### GOAL
Output each entry that follows exactly. Images stay out.

■ ■ ■ ■ ■

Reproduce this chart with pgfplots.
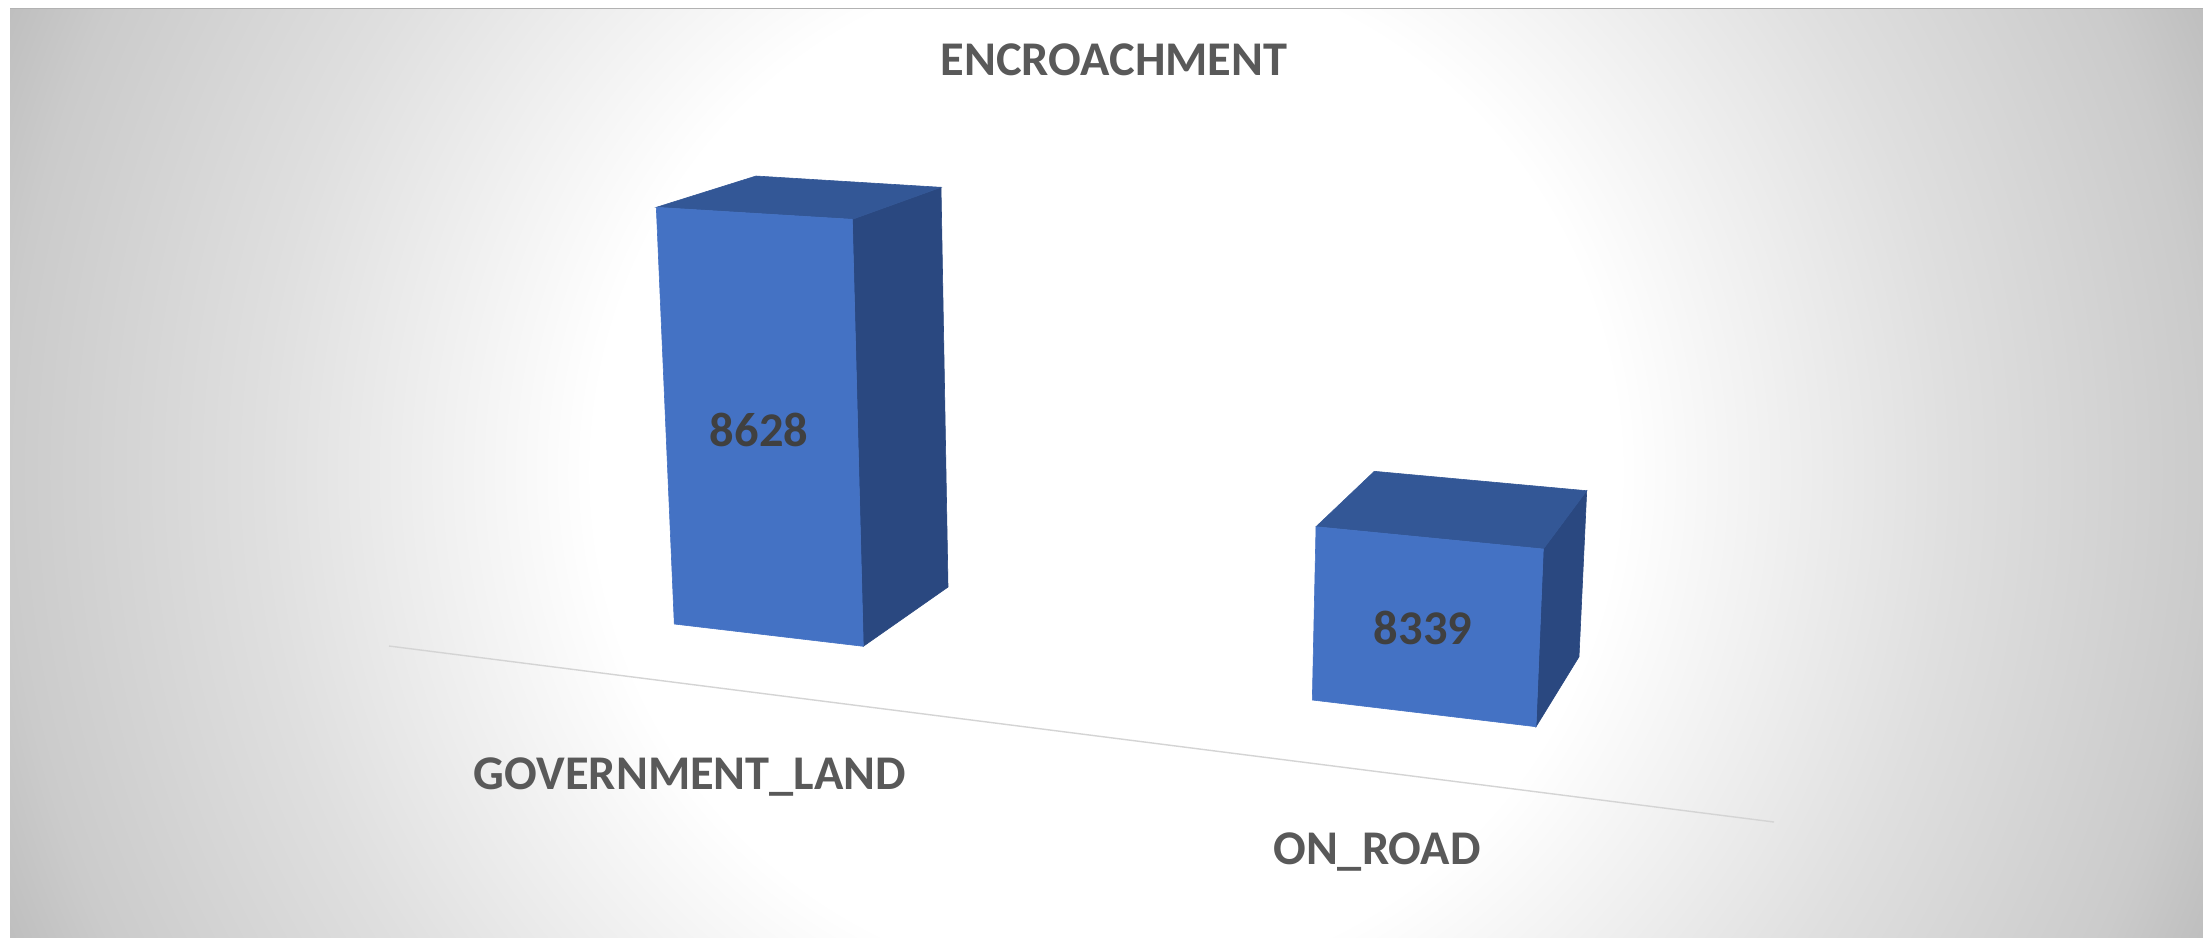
\documentclass[border=0pt]{standalone}
\usepackage{pgfplots}
\pgfplotsset{compat=1.18}
\usepackage{fontspec}
\setmainfont{Carlito}
\definecolor{frontc}{HTML}{4472C4}
\definecolor{topc}{HTML}{335796}
\definecolor{sidec}{HTML}{2A4880}
\definecolor{titlec}{HTML}{595959}
\definecolor{datac}{HTML}{404040}
\definecolor{bga}{HTML}{DFDFDF}
\definecolor{bgb}{HTML}{CBCBCB}
\definecolor{bgc}{HTML}{BEBEBE}
\pgfdeclareradialshading{bgshade}{\pgfpoint{0bp}{0bp}}{color(0bp)=(white); color(10.7bp)=(white); color(17.7bp)=(bga); color(23bp)=(bgb); color(25bp)=(bgc); color(50bp)=(bgc)}
\begin{document}
\begin{tikzpicture}[x=0.5pt,y=-0.5pt]
\useasboundingbox (0,0) rectangle (2203,937);
\fill[white] (0,0) rectangle (2203,937);
\begin{scope}
\clip (10,8) rectangle (2203,937);
\shade[shading=bgshade] (1106,472) circle (1196);
\end{scope}
\draw[color=black!30,line width=0.8pt] (10,8.5) -- (2203,8.5);
\begin{axis}[at={(0,0)},anchor=north west,scale only axis,width=1101.5pt,height=468.5pt,
  xmin=0,xmax=2203,ymin=0,ymax=937,y dir=reverse,hide axis,clip=false]
\addplot[line width=0.7pt,color=black!17] coordinates {(389,646) (1774,822)};
% first bar
\addplot[draw=sidec,line width=0.3pt,fill=sidec] coordinates {(852.3,219.3) (941,187.3) (948,587) (863.3,646.3)} -- cycle;
\addplot[draw=topc,line width=0.3pt,fill=topc] coordinates {(656.3,207.3) (756,176) (941,187.3) (852.3,219.3)} -- cycle;
\addplot[draw=frontc,line width=0.3pt,fill=frontc] coordinates {(656.3,207.3) (852.3,219.3) (863.3,646.3) (674.3,624)} -- cycle;
% second bar
\addplot[draw=sidec,line width=0.3pt,fill=sidec] coordinates {(1543.3,549) (1586.7,490.7) (1579,656.7) (1536,726.7)} -- cycle;
\addplot[draw=topc,line width=0.3pt,fill=topc] coordinates {(1316,526.7) (1374.3,471.3) (1586.7,490.7) (1543.3,549)} -- cycle;
\addplot[draw=frontc,line width=0.3pt,fill=frontc] coordinates {(1316,526.7) (1543.3,549) (1536,726.7) (1312.3,700)} -- cycle;
\node[font=\bfseries\fontsize{24.2}{28}\selectfont,text=titlec] at (axis cs:1114,60) {ENCROACHMENT};
\node[font=\bfseries\fontsize{24.2}{28}\selectfont,text=titlec] at (axis cs:690,777) {GOVERNMENT\_LAND};
\node[font=\bfseries\fontsize{24.2}{28}\selectfont,text=titlec] at (axis cs:1377,852) {ON\_ROAD};
\node[font=\bfseries\fontsize{24.2}{28}\selectfont,text=datac] at (axis cs:759,430) {8628};
\node[font=\bfseries\fontsize{24.2}{28}\selectfont,text=datac] at (axis cs:1423,628) {8339};
\end{axis}
\end{tikzpicture}
\end{document}
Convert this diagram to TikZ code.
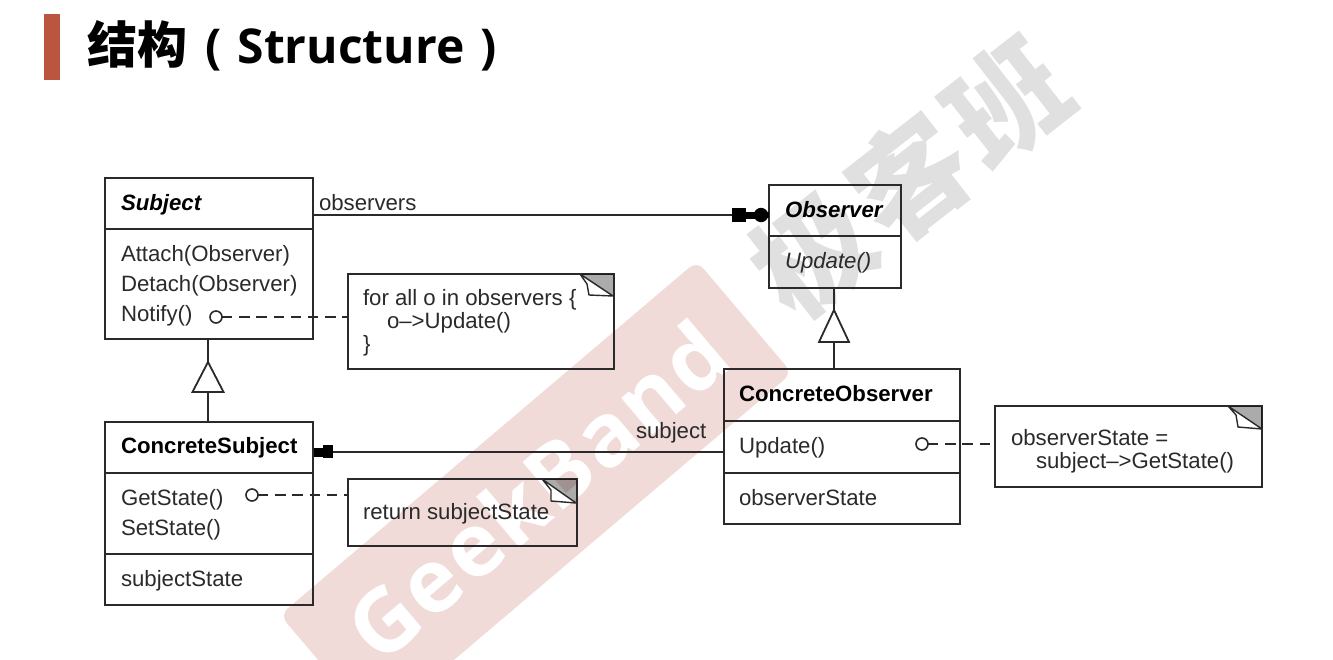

■ ■ ■ ■ ■

### RESPONSE
Reproduce this chart with pgfplots.
\documentclass[border=0pt]{standalone}
\usepackage{pgfplots}
\pgfplotsset{compat=1.18}
\usepackage{fontspec}
\setmainfont{Carlito}
\definecolor{frontc}{HTML}{4472C4}
\definecolor{topc}{HTML}{335796}
\definecolor{sidec}{HTML}{2A4880}
\definecolor{titlec}{HTML}{595959}
\definecolor{datac}{HTML}{404040}
\definecolor{bga}{HTML}{DFDFDF}
\definecolor{bgb}{HTML}{CBCBCB}
\definecolor{bgc}{HTML}{BEBEBE}
\pgfdeclareradialshading{bgshade}{\pgfpoint{0bp}{0bp}}{color(0bp)=(white); color(10.7bp)=(white); color(17.7bp)=(bga); color(23bp)=(bgb); color(25bp)=(bgc); color(50bp)=(bgc)}
\begin{document}
\begin{tikzpicture}[x=0.5pt,y=-0.5pt]
\useasboundingbox (0,0) rectangle (2203,937);
\fill[white] (0,0) rectangle (2203,937);
\begin{scope}
\clip (10,8) rectangle (2203,937);
\shade[shading=bgshade] (1106,472) circle (1196);
\end{scope}
\draw[color=black!30,line width=0.8pt] (10,8.5) -- (2203,8.5);
\begin{axis}[at={(0,0)},anchor=north west,scale only axis,width=1101.5pt,height=468.5pt,
  xmin=0,xmax=2203,ymin=0,ymax=937,y dir=reverse,hide axis,clip=false]
\addplot[line width=0.7pt,color=black!17] coordinates {(389,646) (1774,822)};
% first bar
\addplot[draw=sidec,line width=0.3pt,fill=sidec] coordinates {(852.3,219.3) (941,187.3) (948,587) (863.3,646.3)} -- cycle;
\addplot[draw=topc,line width=0.3pt,fill=topc] coordinates {(656.3,207.3) (756,176) (941,187.3) (852.3,219.3)} -- cycle;
\addplot[draw=frontc,line width=0.3pt,fill=frontc] coordinates {(656.3,207.3) (852.3,219.3) (863.3,646.3) (674.3,624)} -- cycle;
% second bar
\addplot[draw=sidec,line width=0.3pt,fill=sidec] coordinates {(1543.3,549) (1586.7,490.7) (1579,656.7) (1536,726.7)} -- cycle;
\addplot[draw=topc,line width=0.3pt,fill=topc] coordinates {(1316,526.7) (1374.3,471.3) (1586.7,490.7) (1543.3,549)} -- cycle;
\addplot[draw=frontc,line width=0.3pt,fill=frontc] coordinates {(1316,526.7) (1543.3,549) (1536,726.7) (1312.3,700)} -- cycle;
\node[font=\bfseries\fontsize{24.2}{28}\selectfont,text=titlec] at (axis cs:1114,60) {ENCROACHMENT};
\node[font=\bfseries\fontsize{24.2}{28}\selectfont,text=titlec] at (axis cs:690,777) {GOVERNMENT\_LAND};
\node[font=\bfseries\fontsize{24.2}{28}\selectfont,text=titlec] at (axis cs:1377,852) {ON\_ROAD};
\node[font=\bfseries\fontsize{24.2}{28}\selectfont,text=datac] at (axis cs:759,430) {8628};
\node[font=\bfseries\fontsize{24.2}{28}\selectfont,text=datac] at (axis cs:1423,628) {8339};
\end{axis}
\end{tikzpicture}
\end{document}
Convert this diagram to TikZ code.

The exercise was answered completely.